Salaries and employee benefits surged 15% YoY ($2.6M increase). Management attributes this to performance-based incentive accruals due to strong year-to-date results. While this aligns incentives, a 15% jump in the largest expense line requires revenue to keep pace to maintain the efficiency ratio (currently 47.9%).

DRIVER

C&I Leading Loan Growth

Commercial & Industrial (C&I) loans were the primary engine for the asset side, growing 7% YoY ($102.8M). This offset slower growth in Commercial Real Estate (+3%). Total loan originations remained healthy at $567M for the quarter, indicating the core commercial banking franchise is winning market share despite the deposit headwinds.

Other KPIs

Return on Average Equity (ROAE)15.59%

Accelerating. Up significantly from 13.87% in 24Q4 and 14.60% in 25Q3. This reflects the improved flow-through of net income to the bottom line without credit costs dragging results.

Tangible Book Value Per Share$29.87

Accelerating. Increased 13% YoY ($3.40 increase). This double-digit compounding of book value validates the bank's organic capital generation capabilities.

Efficiency Ratio47.92%

Stable. Slightly improved from 48.22% in 24Q4. Despite the 9% rise in expenses, the robust 10% revenue growth kept efficiency below the 50% threshold, which is best-in-class for community banks.

Guidance

Net Interest Margin OutlookStable / Neutral

Management expects the neutral interest rate position to provide stability in 2026 regardless of whether rates stay 'higher-for-longer' or ease further.

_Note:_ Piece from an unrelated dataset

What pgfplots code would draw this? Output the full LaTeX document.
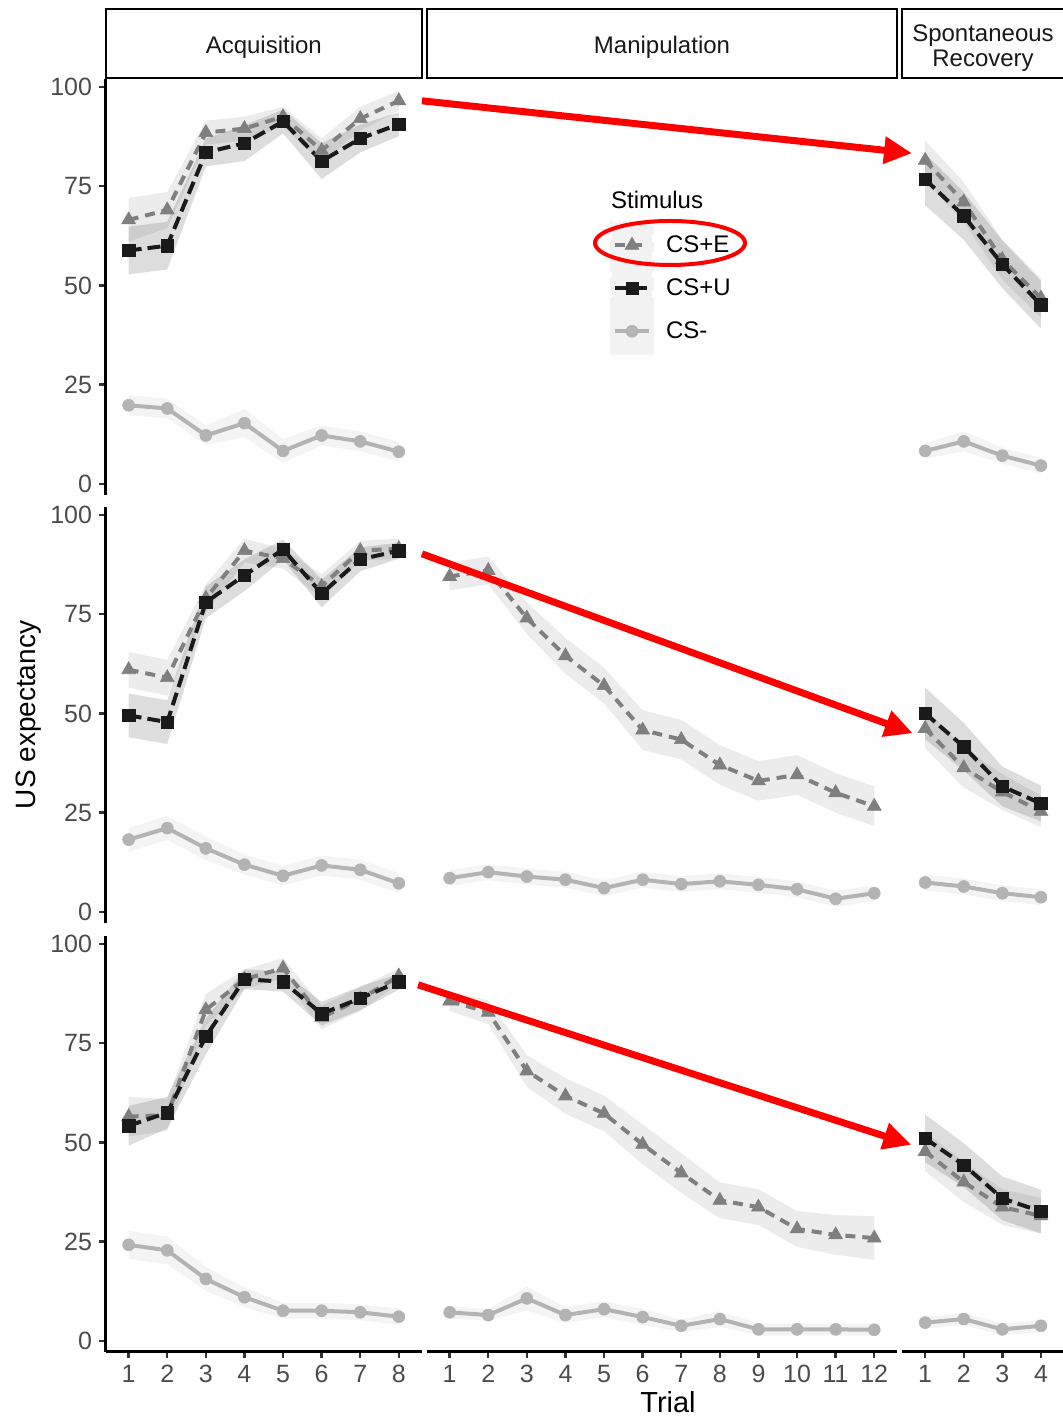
\documentclass[border=0pt]{standalone}
\usepackage{fontspec}
\setmainfont{Liberation Sans}
\usepackage{pgfplots}
\usepackage{pgfplotstable}
\pgfplotsset{compat=1.18}
\usepgfplotslibrary{fillbetween}
\usetikzlibrary{arrows.meta}

\definecolor{cE}{HTML}{7F7F7F}
\definecolor{cU}{HTML}{1A1A1A}
\definecolor{cN}{HTML}{B3B3B3}

% t = trial, E = CS+E, U = CS+U, N = CS-, e* = ribbon half width
\pgfplotstableread{
t E eE U eU N eN
1 66.5 5.5 58.8 6 19.8 2.5
2 69.0 4.5 60.0 6 19.0 2.5
3 88.5 3 83.5 3.5 12.2 2.5
4 89.5 3 85.8 4.5 15.3 3.5
5 92.5 2.5 91.3 3 8.3 3
6 84.0 3 81.3 4.5 12.2 2.5
7 92.0 3 87.0 3.5 10.7 2.5
8 96.5 2.5 90.6 3 8.1 2.5
}\acqA
\pgfplotstableread{
t E eE U eU N eN
1 81.5 5 76.7 6.5 8.3 2
2 71.0 5 67.5 6 10.7 2.5
3 56.5 5 55.3 6 7.1 2
4 46.8 5 45.1 6 4.6 2
}\recA
\pgfplotstableread{
t E eE U eU N eN
1 61.0 4.5 49.5 5.5 18.2 3
2 59.0 4.5 47.8 5.5 21.1 3
3 79.0 3.5 78.0 4 16.0 3
4 91.0 3 84.8 4 11.9 2.5
5 89.0 2.5 91.3 2.5 9.1 2.5
6 82.0 3 80.2 3.5 11.7 2.5
7 91.0 2.5 88.8 3 10.6 2.5
8 91.5 2.5 91.0 2 7.2 2.5
}\acqB
\pgfplotstableread{
t E eE N eN
1 84.5 3.5 8.5 2
2 86.0 3.5 10.0 2
3 74.0 4 8.9 2
4 64.5 4.5 8.1 2
5 57.0 4.5 6.0 2
6 45.8 5 8.1 2
7 43.4 5 7.0 2
8 37.0 5 7.7 2
9 33.0 5 6.8 2
10 34.5 5 5.7 2
11 30.0 5 3.3 2
12 26.6 5 4.7 2
}\manB
\pgfplotstableread{
t E eE U eU N eN
1 46.2 5 50.0 6.5 7.4 2
2 36.3 5 41.6 6 6.4 2
3 30.2 4.5 31.6 5 4.7 2
4 25.3 4 27.3 4.5 3.7 2
}\recB
\pgfplotstableread{
t E eE U eU N eN
1 56.5 5 54.2 5 24.2 3.5
2 56.9 4 57.5 4 22.8 3.5
3 83.4 4 76.7 4.5 15.6 3
4 91.1 2.5 91.1 2.5 11.0 2.5
5 93.9 2.5 90.5 2.5 7.6 2
6 81.5 3 82.4 3 7.6 2
7 86.1 3 86.3 3 7.2 2
8 91.9 2 90.5 2 6.1 2
}\acqC
\pgfplotstableread{
t E eE N eN
1 85.6 2.5 7.2 1.5
2 82.8 3 6.5 1.5
3 68.0 4 10.7 3
4 61.7 4.5 6.5 2
5 57.3 4.5 8.0 2
6 49.5 5 6.0 2
7 42.3 5 3.8 1.5
8 35.4 4.5 5.5 2
9 33.7 4.5 2.9 1.5
10 28.2 4.5 2.9 1.5
11 26.7 5 2.9 1.5
12 25.9 5.5 2.8 1.5
}\manC
\pgfplotstableread{
t E eE U eU N eN
1 47.7 5 51.0 6 4.6 1.5
2 40.0 5 44.3 5.5 5.5 1.5
3 33.7 4.5 35.9 5.5 2.9 1.5
4 31.5 4.5 32.6 5.5 3.8 1.5
}\recC

\tikzset{
  E line/.style={color=cE, line width=2pt, dash pattern=on 5pt off 3.5pt,
    mark=triangle*, mark size=4pt, mark options={solid, line width=0.3pt}},
  U line/.style={color=cU, line width=2pt, dash pattern=on 6.5pt off 3pt,
    mark=square*, mark size=3.1pt, mark options={solid, line width=0.3pt}},
  N line/.style={color=cN, line width=2pt, solid,
    mark=*, mark size=3pt, mark options={solid, line width=0.3pt}},
  E band/.style={fill=cE, fill opacity=0.15, draw=none},
  U band/.style={fill=cU, fill opacity=0.15, draw=none},
  N band/.style={fill=cN, fill opacity=0.15, draw=none},
}

\pgfplotsset{
  panel/.style={
    scale only axis, height=208pt,
    xmin=0.4, ymin=-2.8, ymax=102,
    axis x line*=bottom, axis y line*=left,
    axis line style={line width=1.5pt, black, -},
    tick align=outside, major tick length=3.2pt,
    tick style={line width=1.2pt, black!80},
    ytick={0,25,50,75,100},
    ticklabel style={font=\fontsize{12.5}{14}\selectfont, text=black!70},
    /pgf/number format/assume math mode=true,
  },
  acq/.style={panel, width=158.25pt, xmax=8.6, xtick={1,...,8}},
  man/.style={panel, width=235.45pt, xmax=12.6, xtick={1,...,12}},
  rec/.style={panel, width=81.05pt, xmax=4.6, xtick={1,...,4}},
}

\newcommand\band[2]{%
  \addplot[name path=u#2, draw=none] table[x=t, y expr=\thisrow{#2}+\thisrow{e#2}] {#1};
  \addplot[name path=l#2, draw=none] table[x=t, y expr=\thisrow{#2}-\thisrow{e#2}] {#1};
  \addplot[#2 band] fill between[of=u#2 and l#2];
}
\newcommand\curve[2]{\addplot[#2 line] table[x=t, y=#2] {#1};}
\newcommand\three[1]{\band{#1}{E}\band{#1}{U}\band{#1}{N}\curve{#1}{E}\curve{#1}{U}\curve{#1}{N}}
\newcommand\two[1]{\band{#1}{E}\band{#1}{N}\curve{#1}{E}\curve{#1}{N}}

\begin{document}
\begin{tikzpicture}
% facet strips
\begin{scope}[line width=1pt, font=\fontsize{12}{12.5}\selectfont, text=black!90]
  \draw (52.75pt,670pt) rectangle (211pt,704.5pt);
  \draw (213.25pt,670pt) rectangle (448.7pt,704.5pt);
  \draw (451pt,670pt) rectangle (532pt,704.5pt);
  \node at (131.9pt,685.25pt) {Acquisition};
  \node at (331pt,685.25pt) {Manipulation};
  \node[align=center] at (491.5pt,685pt) {Spontaneous\\Recovery};
\end{scope}

% row 1
\begin{axis}[acq, at={(52.75pt,461.5pt)}, hide x axis]
  \three{\acqA}
  \coordinate (s1) at (axis cs:8.6,96.5);
\end{axis}
\begin{axis}[man, at={(213.25pt,461.5pt)}, hide axis,
    legend cell align=left,
    legend image code/.code={
      \fill[black!5] (0pt,-10.9pt) rectangle (20pt,10.9pt);
      \draw[mark repeat=2, mark phase=2, #1] plot coordinates {(1.5pt,0pt) (10pt,0pt) (18.5pt,0pt)};
    },
    legend style={at={(0.3897,0.6575)}, anchor=north west, draw=none, fill=none,
      inner sep=0pt, outer sep=0pt, row sep=-2.3pt,
      nodes={inner sep=0pt, outer sep=0pt},
      /tikz/every odd column/.append style={column sep=6pt},
      font=\fontsize{12}{14}\selectfont}]
  % empty panel: invisible frame so the axis has limits
  \addplot[draw=none, forget plot] coordinates {(1,0) (12,100)};
  \addlegendimage{E line}\addlegendentry{CS+E}
  \addlegendimage{U line}\addlegendentry{CS+U}
  \addlegendimage{N line}\addlegendentry{CS-}
\end{axis}
\begin{axis}[rec, at={(451pt,461.5pt)}, hide axis]
  \three{\recA}
  \coordinate (e1) at (axis cs:0.66,83.3);
\end{axis}

% row 2
\begin{axis}[acq, at={(52.75pt,247.5pt)}, hide x axis]
  \three{\acqB}
  \coordinate (s2) at (axis cs:8.6,90.2);
\end{axis}
\begin{axis}[man, at={(213.25pt,247.5pt)}, hide axis]
  \two{\manB}
\end{axis}
\begin{axis}[rec, at={(451pt,247.5pt)}, hide axis]
  \three{\recB}
  \coordinate (e2) at (axis cs:0.68,45.0);
\end{axis}

% row 3
\begin{axis}[acq, at={(52.75pt,33pt)}]
  \three{\acqC}
  \coordinate (s3) at (axis cs:8.5,89.7);
\end{axis}
\begin{axis}[man, at={(213.25pt,33pt)}, hide y axis]
  \two{\manC}
\end{axis}
\begin{axis}[rec, at={(451pt,33pt)}, hide y axis]
  \three{\recC}
  \coordinate (e3) at (axis cs:0.64,49.4);
\end{axis}

% titles
\node[rotate=90, font=\fontsize{14}{16}\selectfont] at (14.5pt,351.5pt) {US expectancy};
\node[font=\fontsize{14.5}{16}\selectfont] at (334pt,8pt) {Trial};
\node[anchor=west, font=\fontsize{12}{14}\selectfont] at (302pt,609pt) {Stimulus};

% annotations
\begin{scope}[red, line width=3.5pt, -{Triangle[length=14pt,width=13pt]}]
  \draw (s1) -- (e1);
  \draw (s2) -- (e2);
  \draw (s3) -- (e3);
\end{scope}
\draw[red, line width=2pt] (335pt,587.5pt) ellipse [x radius=37.5pt, y radius=11pt];

\pgfresetboundingbox
\useasboundingbox (0,0) rectangle (531pt,709pt);
\end{tikzpicture}
\end{document}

The current easing cycle is benefitting them (Deposit beta > Loan beta).

Capital Returns$0.52 Dividend / Buybacks Active

Accelerating. Dividend raised 4% to $0.52/share. Buybacks accelerated significantly in Q4 with 307,590 shares repurchased ($17.9M), compared to minimal activity earlier in the year.

Key Questions

Commercial Deposit Outflows

Commercial deposits contracted 4% YoY while C&I loans grew 7%. Is this divergence a result of clients using excess cash for operations, or is Lakeland losing primary operating accounts to competitors?

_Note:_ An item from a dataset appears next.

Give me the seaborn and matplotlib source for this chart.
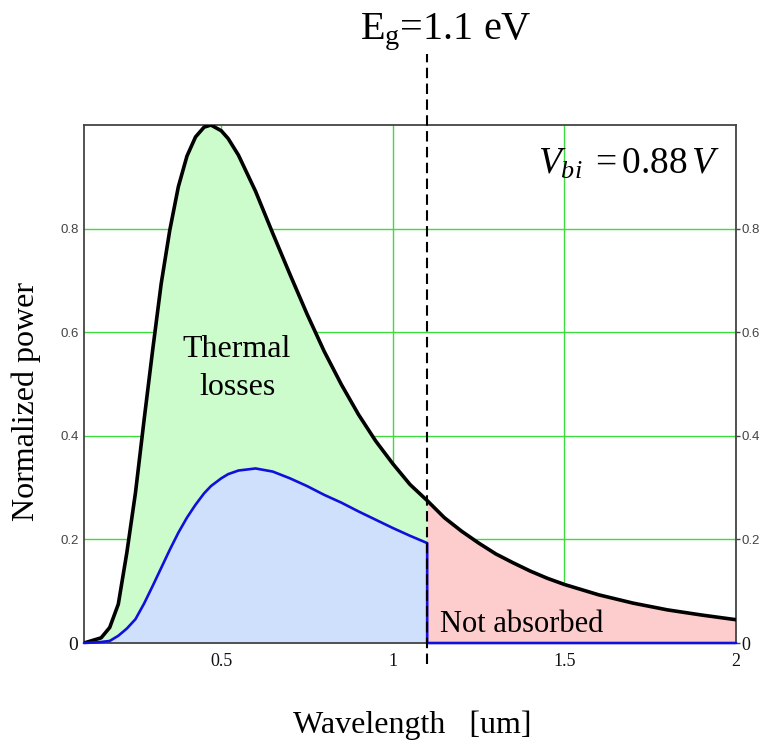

Sustainability of Zero Provision

With $0 provision expense in Q4, are we at a normalized run-rate given the current watch list levels, or should we expect provisions to tick back up to support 4-5% loan growth in 2026?

Public Funds Volatility

Public funds now make up 33% of the deposit base. How does this concentration impact your liability sensitivity modeling for 2026 if rates fall faster than expected?